Oy hakkı kutsaldır ve kimse kullandığı oy için suçlanmamalıdır.
İnsanlar kullandıkları oylar nedeniyle suçlanacaklar ise neden serbest seçimler yapıyoruz?
Oy verenlerin bir bölümünü “bidon kafalı”, diğer bölümünü “darbeci”, kalanları da “terörist” diye niteleyeceksek, adam gibi bir demokrasiyi nasıl kuracağız?

İki hakem, üç ayrı yorum!

MİLLİYET ’in “hakem eleştirmeni” Selçuk Dereli (ki kendisi eski bir milli hakemdir) Galatasaray-Eskişehirspor maçının ardından gazetedeki köşesinde şu yorumu yaptı:
“Maç oynanırken topsuz alanda Eskişehirsporlu Veysel’in, Selçuk’u itmesiyle başlayan ikili mücadele, Selçuk’un rakibine sportmenlik dışı hareketler yapmasıyla devam etti. Bu pozisyonda her iki oyuncunun da sarı kart görmesi doğruydu.”
Dün de yine aynı gazetedeki haftalık değerlendirmesinde aynı pozisyon için şunu yazdı:
“Veysel ile Selçuk’un pozisyonu çok net olarak görünmüyor, o yüzden hakemlerin verdikleri karar doğruydu demekten başka söyleyecek pek bir şey yok.”
İlk gün açık seçik görüp, nasıl başlayıp nasıl bittiğine bakarak yaptığı yorum ile ertesi gün “Net görülmüyor” yorumu ilgimi çekti.
Büyük olasılıkla birisi Selçuk Dereli’nin televizyonunun ayarlarını bozmuş olmalı!
Öte yandan aynı pozisyon ile ilgili olarak yine eski bir milli hakem olan Erman Toroğlu, Hürriyet’te şöyle yazdı:
“Top oyunda. Dolayısıyla hakem Tolga Özkalfa’nın Selçuk’a kırmızı kart göstermesi ve Galatasaray aleyhine penaltı kararı vermesi gerekirdi.”

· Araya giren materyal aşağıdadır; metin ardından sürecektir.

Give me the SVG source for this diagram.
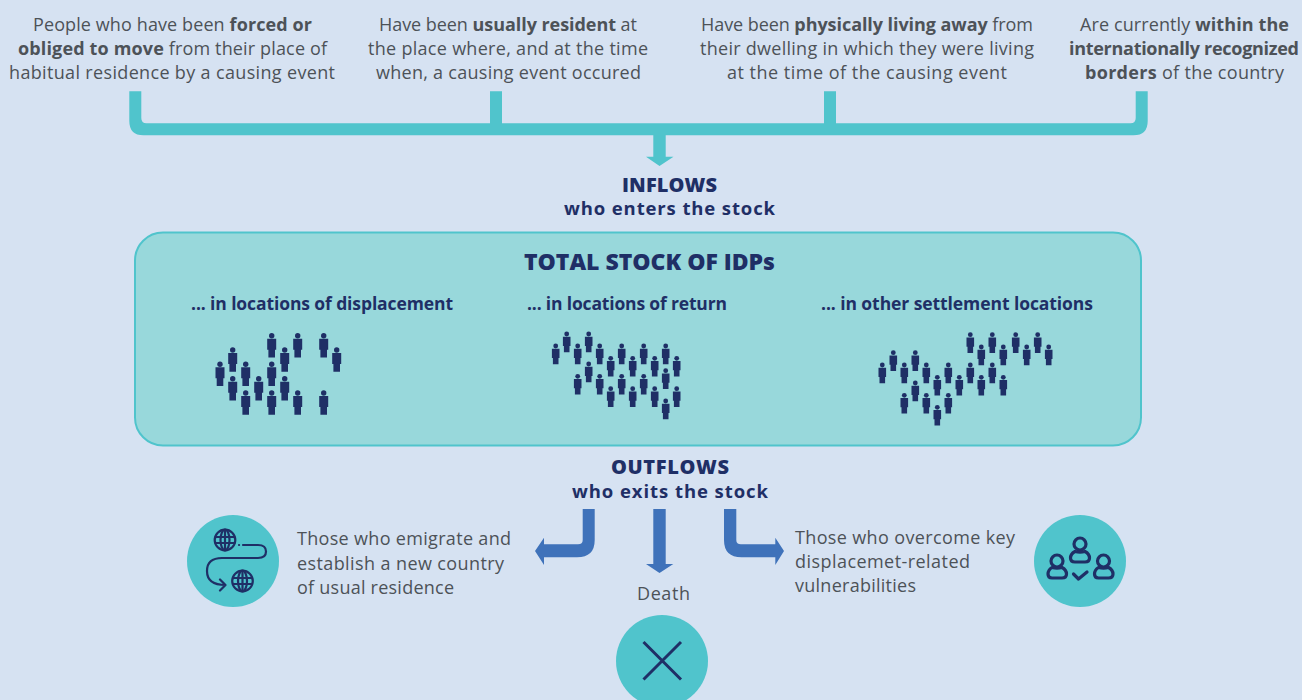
<svg xmlns="http://www.w3.org/2000/svg" xmlns:xlink="http://www.w3.org/1999/xlink" width="1302" height="700" viewBox="0 0 1302 700">
<style>
text{font-family:"Open Sans","Noto Sans",sans-serif}
.b{font-size:18px;fill:#4d5258;text-anchor:middle}
.l{font-size:18px;fill:#4d5258}
.s{font-weight:700}
.h{font-size:20px;font-weight:800;fill:#1f2f66;text-anchor:middle}
.g{font-size:18.500px;font-weight:700;fill:#1f2f66;text-anchor:middle}
.n{font-size:17.500px}
.i{fill:none;stroke:#1f2f66;stroke-width:2.200;stroke-linecap:round;stroke-linejoin:round}
.c{fill:#50c4cc}
.tf{fill:#50c4cc}
.of{fill:#3f72ba}
</style>
<defs>
<g id="p"><circle cx="0" cy="0" r="2.700" fill="#1f2f66"/><path d="M-4.500 3H4.500V14H3.300V21.700H-3.300V14H-4.500Z" fill="#1f2f66"/></g>
<g id="q"><circle cx="0" cy="0" r="2.400" fill="#1f2f66"/><path d="M-3.800 2.700H3.800V12H2.800V18.300H-2.800V12H-3.800Z" fill="#1f2f66"/></g>
</defs>
<rect width="1302" height="700" fill="#d6e2f2"/>
<g id="connectors">
<path class="tf" d="M129.300 91.300H141.300V118Q141.300 123.300 146.500 123.300H490V91.300H502V123.300H824V91.300H836V123.300H1130.500Q1135.700 123.300 1135.700 118V91.300H1147.700V121Q1147.700 135.300 1133.500 135.300H143.500Q129.300 135.300 129.300 121Z"/>
<path class="tf" d="M653.300 135H665.700V156.700H673.500L659.500 166L646 156.700H653.300Z"/>
<path class="of" d="M582.700 509H594.700V540Q594.700 557.300 577 557.300H544V565L535 551L544 537.700V544.300H578Q582.700 544.300 582.700 540Z"/>
<path class="of" d="M653.300 509H665.700V564H673.300L659.500 573L646 564H653.300Z"/>
<path class="of" d="M724 509H736.300V540Q736.300 544.300 741 544.300H775.300V537.700L784 551L775.300 565V557.300H741.500Q724 557.300 724 540Z"/>
</g>
<g id="criterion-1">
<text class="b" x="172.500" y="31" textLength="279">People who have been <tspan class="s">forced or</tspan></text>
<text class="b" x="172.500" y="55" textLength="309"><tspan class="s">obliged to move</tspan> from their place of</text>
<text class="b" x="172" y="79" textLength="326">habitual residence by a causing event</text>
</g>
<g id="criterion-2">
<text class="b" x="508" y="31" textLength="258">Have been <tspan class="s">usually resident</tspan> at</text>
<text class="b" x="508" y="55" textLength="280">the place where, and at the time</text>
<text class="b" x="508.500" y="79" textLength="265">when, a causing event occured</text>
</g>
<g id="criterion-3">
<text class="b" x="867" y="31" textLength="332">Have been <tspan class="s">physically living away</tspan> from</text>
<text class="b" x="867" y="55" textLength="334">their dwelling in which they were living</text>
<text class="b" x="867" y="79" textLength="280">at the time of the causing event</text>
</g>
<g id="criterion-4">
<text class="b" x="1184.500" y="31" textLength="209">Are currently <tspan class="s">within the</tspan></text>
<text class="b s" x="1184" y="55" textLength="230">internationally recognized</text>
<text class="b" x="1184.500" y="79" textLength="199"><tspan class="s">borders</tspan> of the country</text>
</g>
<g id="inflows">
<text class="h" x="669.500" y="191.500" textLength="95">INFLOWS</text>
<text class="g" x="669.500" y="215" textLength="211">who enters the stock</text>
</g>
<g id="stock">
<rect x="135" y="232.500" width="1006" height="213" rx="28" fill="#98d8db" stroke="#50c4cc" stroke-width="2"/>
<text class="h" x="649.500" y="269.500" textLength="251" style="font-size:23px">TOTAL STOCK OF IDPs</text>
</g>
<g id="displacement">
<text class="g n" x="322" y="310" textLength="262">... in locations of displacement</text>
<use xlink:href="#p" x="271.700" y="335.700"/><use xlink:href="#p" x="297.700" y="335.700"/><use xlink:href="#p" x="323.700" y="335.700"/>
<use xlink:href="#p" x="232.700" y="350"/><use xlink:href="#p" x="284.700" y="350"/><use xlink:href="#p" x="336.700" y="350"/>
<use xlink:href="#p" x="220" y="364.300"/><use xlink:href="#p" x="245.700" y="364.300"/><use xlink:href="#p" x="271.700" y="364.300"/>
<use xlink:href="#p" x="258.700" y="378.700"/><use xlink:href="#p" x="232.700" y="378.700"/><use xlink:href="#p" x="284.700" y="378.700"/>
<use xlink:href="#p" x="245.700" y="393"/><use xlink:href="#p" x="271.700" y="393"/><use xlink:href="#p" x="297.700" y="393"/><use xlink:href="#p" x="323.700" y="393"/>
</g>
<g id="return">
<text class="g n" x="627" y="310" textLength="200">... in locations of return</text>
<use xlink:href="#q" x="566.700" y="334"/><use xlink:href="#q" x="588.700" y="334"/>
<use xlink:href="#q" x="555.700" y="346"/><use xlink:href="#q" x="577.700" y="346"/><use xlink:href="#q" x="599.700" y="346"/><use xlink:href="#q" x="621.700" y="346"/><use xlink:href="#q" x="643.700" y="346"/><use xlink:href="#q" x="665.700" y="346"/>
<use xlink:href="#q" x="610.700" y="358.300"/><use xlink:href="#q" x="632.700" y="358.300"/><use xlink:href="#q" x="654.700" y="358.300"/><use xlink:href="#q" x="676.700" y="358.300"/>
<use xlink:href="#q" x="588.700" y="364"/><use xlink:href="#q" x="665.700" y="370.700"/>
<use xlink:href="#q" x="577.700" y="376.300"/><use xlink:href="#q" x="599.700" y="376.300"/><use xlink:href="#q" x="621.700" y="376.300"/><use xlink:href="#q" x="643.700" y="376.300"/>
<use xlink:href="#q" x="610.700" y="388.700"/><use xlink:href="#q" x="632.700" y="388.700"/><use xlink:href="#q" x="654.700" y="388.700"/><use xlink:href="#q" x="676.700" y="388.700"/>
<use xlink:href="#q" x="665.700" y="401"/>
</g>
<g id="other">
<text class="g n" x="957" y="310" textLength="272">... in other settlement locations</text>
<use xlink:href="#q" x="970.300" y="334.700"/><use xlink:href="#q" x="992.300" y="334.700"/><use xlink:href="#q" x="1015.700" y="334.700"/><use xlink:href="#q" x="1037.700" y="334.700"/>
<use xlink:href="#q" x="981.300" y="347"/><use xlink:href="#q" x="1003.300" y="347"/><use xlink:href="#q" x="1026.700" y="347"/><use xlink:href="#q" x="1048.700" y="347"/>
<use xlink:href="#q" x="893.300" y="352.700"/><use xlink:href="#q" x="915.300" y="352.700"/>
<use xlink:href="#q" x="882.300" y="365"/><use xlink:href="#q" x="904.300" y="365"/><use xlink:href="#q" x="926.300" y="365"/><use xlink:href="#q" x="948.300" y="365"/><use xlink:href="#q" x="970.300" y="365"/><use xlink:href="#q" x="992.300" y="365"/>
<use xlink:href="#q" x="937.300" y="377.300"/><use xlink:href="#q" x="959.300" y="377.300"/><use xlink:href="#q" x="981.300" y="377.300"/><use xlink:href="#q" x="1003.300" y="377.300"/>
<use xlink:href="#q" x="915.300" y="383"/>
<use xlink:href="#q" x="904.300" y="395.300"/><use xlink:href="#q" x="926.300" y="395.300"/><use xlink:href="#q" x="948.300" y="395.300"/>
<use xlink:href="#q" x="937.300" y="407.300"/>
</g>
<g id="outflows">
<text class="h" x="670" y="473.500" textLength="118">OUTFLOWS</text>
<text class="g" x="670" y="498" textLength="196">who exits the stock</text>
</g>
<g id="emigrate">
<circle class="c" cx="233" cy="561" r="46"/>
<g class="i">
<circle cx="225" cy="540" r="10.300"/><ellipse cx="225" cy="540" rx="4.500" ry="10.300"/><path d="M225 530V550M215.500 537H234.500M215.500 543H234.500"/>
<circle cx="242.500" cy="581" r="10.300"/><ellipse cx="242.500" cy="581" rx="4.500" ry="10.300"/><path d="M242.500 571V591M233 578H252M233 584H252"/>
<path d="M239 545H239.100M243 545H258Q266 545 266 551.500Q266 558 258 558H222Q207 558 207 571Q207 585 225.500 585M220 579.500L225.500 585L220 590.500"/>
</g>
<text class="l" x="297" y="545" textLength="214">Those who emigrate and</text>
<text class="l" x="297" y="570" textLength="207">establish a new country</text>
<text class="l" x="297" y="594" textLength="157">of usual residence</text>
</g>
<g id="death">
<text class="b" x="663.500" y="600" textLength="53">Death</text>
<circle class="c" cx="662" cy="661" r="46"/>
<path d="M643.500 642L681 679.500M681 642L643.500 679.500" fill="none" stroke="#1f2f66" stroke-width="3"/>
</g>
<g id="overcome">
<text class="l" x="795" y="544" textLength="220">Those who overcome key</text>
<text class="l" x="795" y="568" textLength="175">displacemet-related</text>
<text class="l" x="795" y="592" textLength="121">vulnerabilities</text>
<circle class="c" cx="1080" cy="561" r="46"/>
<g class="i" style="stroke-width:3.200">
<circle cx="1080" cy="544" r="6"/><path d="M1075 551.500Q1070.500 554 1070.500 558Q1070.500 562 1075 562H1085Q1089.500 562 1089.500 558Q1089.500 554 1085 551.500Q1080 553 1075 551.500Z"/>
<circle cx="1057" cy="561" r="6"/><path d="M1052 567.500Q1048 570 1048 574Q1048 578 1052 578H1062Q1066.500 578 1066.500 574Q1066.500 570 1062 567.500Q1057 569 1052 567.500Z"/>
<circle cx="1103.500" cy="561" r="6"/><path d="M1098.500 567.500Q1094.500 570 1094.500 574Q1094.500 578 1098.500 578H1108.500Q1113 578 1113 574Q1113 570 1108.500 567.500Q1103.500 569 1098.500 567.500Z"/>
<path d="M1073.500 574L1078.500 579L1087 572"/>
</g>
</g>
</svg>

Gördüğünüz gibi iki eski ve önemli maçlar yönetmiş hakem bile aynı pozisyonun nasıl değerlendirilebileceği ile ilgili olarak hemfikir olamamışlar. Üstelik birisi bir gün arayla bile farklı değerlendirme yapabiliyor.
Diyeceğim şu ki artık maçlardan sonra hakemler üzerine konuşmayı bir kenara bıraksak iyi olacak.
Maçta saliseler içinde olup biten bir olayı şöyle ya da böyle değerlendirdi diye hakemleri sıkıştırmaya devam etmenin, hakem hatalarını azaltmayıp, hakemler üzerindeki baskıyı arttırdığını da biliyoruz üstelik.